Soltanto un regista come Robert Zemeckis avrebbe potuto creare un film come Benvenuti a Marwen, dove realtà e finzione si mescolano in continuazione e le bambole prendono vita con una leggerezza visiva stupefacente. Precursore della commistione tra generi con Chi ha incastrato Roger Rabbit, innovatore nel campo degli effetti speciali (Polar Express, Beawolf, A Christmas Carol) e regista di cult come la saga di Ritorno al Futuro e Forrest Gump, Zemeckis presta tutta la sua esperienza nella realizzazione di questo film, basato su una storia originale quanto emozionante. Ma effetti speciali ed esperienza non sono sufficienti per realizzare un bel film e Benvenuti a Marwen, purtroppo, ne è un esempio lampante.
Tutto sembra essere curato nei minimi dettagli, il protagonista Steve Carell che offre una performance eccellente, la maniacale trasposizione dei personaggi in miniatura, i particolari dell’abbigliamento e persino gli interni della sua abitazione, ricchi di elementi che aiutano lo spettatore a ricostruire insieme al protagonista il puzzle dei suoi ricordi. Se da un lato Zemeckis ha voluto realizzare il mondo di Marwen divertendosi a giocare con delle Barbie in carne ed ossa ha tralasciato la parte più significativa della storia, il lato umano e interiore del protagonista, che passa del tutto in secondo piano.

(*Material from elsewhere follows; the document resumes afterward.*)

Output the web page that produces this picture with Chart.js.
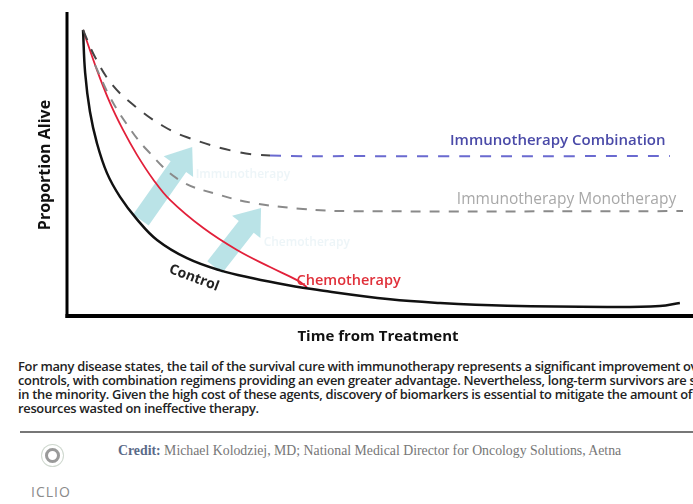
<!DOCTYPE html>
<html>
<head>
<meta charset="utf-8">
<script src="https://cdn.jsdelivr.net/npm/chart.js@4.4.1/dist/chart.umd.min.js"></script>
<style>
  html, body { margin: 0; padding: 0; background: #fff; }
  #wrap { position: relative; width: 693px; height: 504px; overflow: hidden; font-family: "Open Sans", sans-serif; }
  #chartBox { position: absolute; left: 0; top: 0; width: 693px; height: 350px; }
  #caption { position: absolute; left: 18px; top: 359px; width: 800px; font-size: 12.9px; line-height: 14px; font-weight: 600; color: #222; white-space: nowrap; letter-spacing: -0.3px; }
  #rule { position: absolute; left: 20px; top: 431px; width: 680px; height: 2px; background: #777; }
  #credit { position: absolute; left: 118px; top: 443px; font-family: "Liberation Serif", serif; font-size: 13.8px; color: #777; white-space: nowrap; }
  #credit b { color: #5a6a88; }
  #logoRing { position: absolute; left: 45px; top: 448px; width: 9px; height: 9px; border: 3px solid #9a9a9a; border-radius: 50%; box-shadow: 0 0 0 3px #fff, 0 0 0 4px #cfd8cf; }
  #logoText { position: absolute; left: 31px; top: 482px; font-size: 14px; color: #8a8a8a; letter-spacing: 1px; }
</style>
</head>
<body>
<div id="wrap">
  <div id="chartBox"><canvas id="survival" width="693" height="350"></canvas></div>
  <div id="caption">
    For many disease states, the tail of the survival cure with immunotherapy represents a significant improvement over<br>
    controls, with combination regimens providing an even greater advantage. Nevertheless, long-term survivors are still<br>
    in the minority. Given the high cost of these agents, discovery of biomarkers is essential to mitigate the amount of<br>
    resources wasted on ineffective therapy.
  </div>
  <div id="rule"></div>
  <div id="credit"><b>Credit:</b> Michael Kolodziej, MD; National Medical Director for Oncology Solutions, Aetna</div>
  <div id="logoRing"></div>
  <div id="logoText">ICLIO</div>
</div>
<script>
// survival curves: x = time (0-100), y = proportion alive (0-1)
var controlX = [2.56, 2.9, 3.67, 4.79, 6.39, 8.47, 11.18, 14.38, 19.17, 24.44, 29.71, 35.14, 39.94, 51.6, 59.6, 70.3, 86.3, 94.7, 97.9];
var controlY = [0.941, 0.800, 0.672, 0.568, 0.470, 0.392, 0.318, 0.250, 0.190, 0.150, 0.124, 0.102, 0.086, 0.055, 0.043, 0.034, 0.030, 0.033, 0.043];

var chemoX = [2.56, 4.79, 6.87, 8.95, 11.18, 13.74, 16.45, 21.73, 27.16, 32.43, 36.74, 38.34];
var chemoY = [0.941, 0.809, 0.701, 0.612, 0.530, 0.450, 0.382, 0.290, 0.217, 0.161, 0.118, 0.095];

var comboX = [2.56, 4.47, 7.35, 11.18, 15.34, 19.17, 27.16, 32.43, 45.2, 96.3];
var comboY = [0.941, 0.852, 0.758, 0.685, 0.625, 0.588, 0.540, 0.528, 0.526, 0.526];

var monoX = [4.47, 6.87, 9.58, 12.78, 18.05, 24.44, 29.71, 37.7, 45.2, 98.4];
var monoY = [0.826, 0.720, 0.630, 0.546, 0.446, 0.398, 0.372, 0.352, 0.345, 0.345];

// benefit arrows: [tailX, tailY, headX, headY]
var arrows = [
    [11.8, 0.316, 20.0, 0.556],
    [23.6, 0.161, 31.0, 0.355]
];

function pts(xs, ys) {
    return xs.map(function (x, i) { return { x: x, y: ys[i] }; });
}

// curve labels drawn on the plot
var labels = [
    { text: 'Immunotherapy Combination', x: 78.4, y: 0.576, color: '#4a4aa8', font: '600 15px "Open Sans"', rot: 0 },
    { text: 'Immunotherapy Monotherapy', x: 79.8, y: 0.382, color: '#a8a8a8', font: '400 15.5px "Open Sans"', rot: 0 },
    { text: 'Chemotherapy', x: 45.0, y: 0.115, color: '#e0303a', font: '600 14.5px "Open Sans"', rot: 0 },
    { text: 'Control', x: 20.3, y: 0.125, color: '#222', font: '700 14px "Open Sans"', rot: 0.36 },
    { text: 'Immunotherapy', x: 28.1, y: 0.464, color: 'rgba(220,235,242,0.5)', font: '600 12px "Open Sans"', rot: 0 },
    { text: 'Chemotherapy', x: 38.3, y: 0.240, color: 'rgba(220,235,242,0.5)', font: '600 12px "Open Sans"', rot: 0 }
];

var arrowPlugin = {
    id: 'arrowPlugin',
    beforeDatasetsDraw: function (chart) {
        var ctx = chart.ctx, xs = chart.scales.x, ys = chart.scales.y;
        arrows.forEach(function (a) {
            var x0 = xs.getPixelForValue(a[0]), y0 = ys.getPixelForValue(a[1]);
            var x1 = xs.getPixelForValue(a[2]), y1 = ys.getPixelForValue(a[3]);
            var dx = x1 - x0, dy = y1 - y0, len = Math.sqrt(dx * dx + dy * dy);
            var ux = dx / len, uy = dy / len, nx = -uy, ny = ux;
            var shaft = 9.5, head = 18, headLen = 24;
            var bx = x1 - ux * headLen, by = y1 - uy * headLen;
            ctx.save();
            ctx.fillStyle = 'rgba(160,216,222,0.72)';
            ctx.beginPath();
            ctx.moveTo(x0 + nx * shaft, y0 + ny * shaft);
            ctx.lineTo(bx + nx * shaft, by + ny * shaft);
            ctx.lineTo(bx + nx * head, by + ny * head);
            ctx.lineTo(x1, y1);
            ctx.lineTo(bx - nx * head, by - ny * head);
            ctx.lineTo(bx - nx * shaft, by - ny * shaft);
            ctx.lineTo(x0 - nx * shaft, y0 - ny * shaft);
            ctx.closePath();
            ctx.fill();
            ctx.restore();
        });
    },
    afterDraw: function (chart) {
        var ctx = chart.ctx, xs = chart.scales.x, ys = chart.scales.y, area = chart.chartArea;
        ctx.save();
        ctx.textAlign = 'center';
        ctx.textBaseline = 'middle';
        labels.forEach(function (l) {
            ctx.save();
            ctx.translate(xs.getPixelForValue(l.x), ys.getPixelForValue(l.y));
            ctx.rotate(l.rot);
            ctx.font = l.font;
            ctx.fillStyle = l.color;
            ctx.fillText(l.text, 0, 0);
            ctx.restore();
        });
        // axis titles
        ctx.fillStyle = '#111';
        ctx.font = '700 15px "Open Sans"';
        ctx.fillText('Time from Treatment', 378, 337);
        ctx.font = '700 16px "Open Sans"';
        ctx.translate(45, 165);
        ctx.rotate(-Math.PI / 2);
        ctx.fillText('Proportion Alive', 0, 0);
        ctx.restore();
        // axes
        ctx.save();
        ctx.strokeStyle = '#000';
        ctx.lineWidth = 3;
        ctx.beginPath();
        ctx.moveTo(area.left, 12);
        ctx.lineTo(area.left, area.bottom + 2);
        ctx.stroke();
        ctx.lineWidth = 4;
        ctx.beginPath();
        ctx.moveTo(area.left - 1.5, area.bottom);
        ctx.lineTo(693, area.bottom);
        ctx.stroke();
        ctx.restore();
    }
};

var comboColor = function (c) { return c.p0.parsed.x >= 30 ? '#6a6ad0' : '#444'; };

new Chart(document.getElementById('survival'), {
    type: 'line',
    data: {
        datasets: [
            { label: 'Immunotherapy Monotherapy', data: pts(monoX, monoY), borderColor: '#8a8a8a', borderWidth: 2, borderDash: [10, 9] },
            { label: 'Immunotherapy Combination', data: pts(comboX, comboY), borderColor: '#444', borderWidth: 2, borderDash: [11, 10], segment: { borderColor: comboColor } },
            { label: 'Control', data: pts(controlX, controlY), borderColor: '#111', borderWidth: 2.5 },
            { label: 'Chemotherapy', data: pts(chemoX, chemoY), borderColor: '#e2203a', borderWidth: 1.8 }
        ]
    },
    options: {
        responsive: false,
        animation: false,
        layout: { padding: { left: 67, top: 12, right: 0, bottom: 34 } },
        elements: { point: { radius: 0 }, line: { tension: 0.4 } },
        plugins: { legend: { display: false }, tooltip: { enabled: false } },
        scales: {
            x: { type: 'linear', min: 0, max: 100, display: false },
            y: { type: 'linear', min: 0, max: 1, display: false }
        }
    },
    plugins: [arrowPlugin]
});
</script>
</body>
</html>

Il regista decide di privilegiare il mondo di plastica e lo fa già dalle prime sequenze, che vedono il protagonista Hogie al comando di una missione “umanitaria” in Belgio. La profondità dell’uomo che ha inventato un mondo parallelo per ritrovare se stesso attraverso l’arte, viene espressa soltanto nella seconda parte del film dove Mark affronta i suoi assalitori e la sua dipendenza dagli antidolorifici. Il caos mentale del protagonista si riversa troppo sulla composizione scenica che risulta scoordinata e frenetica, passando da una sequenza reale ad una di finzione troppo rapidamente, senza approfondirne gli aspetti nevralgici.
Purtroppo il film di Zemeckis presenta dei difetti anche nella sceneggiatura, soprattutto nel rapporto tra il protagonista e Nicol, la vicina di casa di cui si innamora. Una relazione anche in questo caso poco approfondita, ma così importante tanto da indurre Mark a rinominare la sua piccola città Marwencol, legando così il nome della ragazza all’immaginario villaggio belga. Non può bastare l’invito per un te e qualche chiacchiera a definire cosa sia il concetto di amore per il protagonista, fortemente traumatizzato da un divorzio che non ricorda e un incidente che ha destabilizzato il suo contatto con la realtà, che comprende anche i sentimenti.
Il gruppo di donne che Mark ama, rispetta ed omaggia nel suo plastico è sicuramente ritratto in chiave sensuale, con queste bambole in reggicalze e spesso senza reggiseno, ma non ha nulla a che vedere con una rappresentazione negativa del sesso femminile, anzi queste donne in abiti succinti sono delle vere e proprie guerriere, che se a Marwen combattono i nazisti nella vita reale aiutano il protagonista a ritornare a vivere.
Benvenuti a Marwen è dunque un film traballante, che presenta una storia talmente forte da risultare comunque interessante, sebbene ci siano evidenti imperfezioni. Zemeckis alla fine dei conti porta al cinema un bel personaggio e una morale chiara, che insegna come l’arte possa guarire e combattere la brutalità del mondo. Un film da vedere, nonostante tutto, per comprendere quanto la fragilità di un uomo possa rivelarsi anche la sua forza e che non si può rinunciare a quello che si è veramente, anche se qualcuno prova a cancellarlo.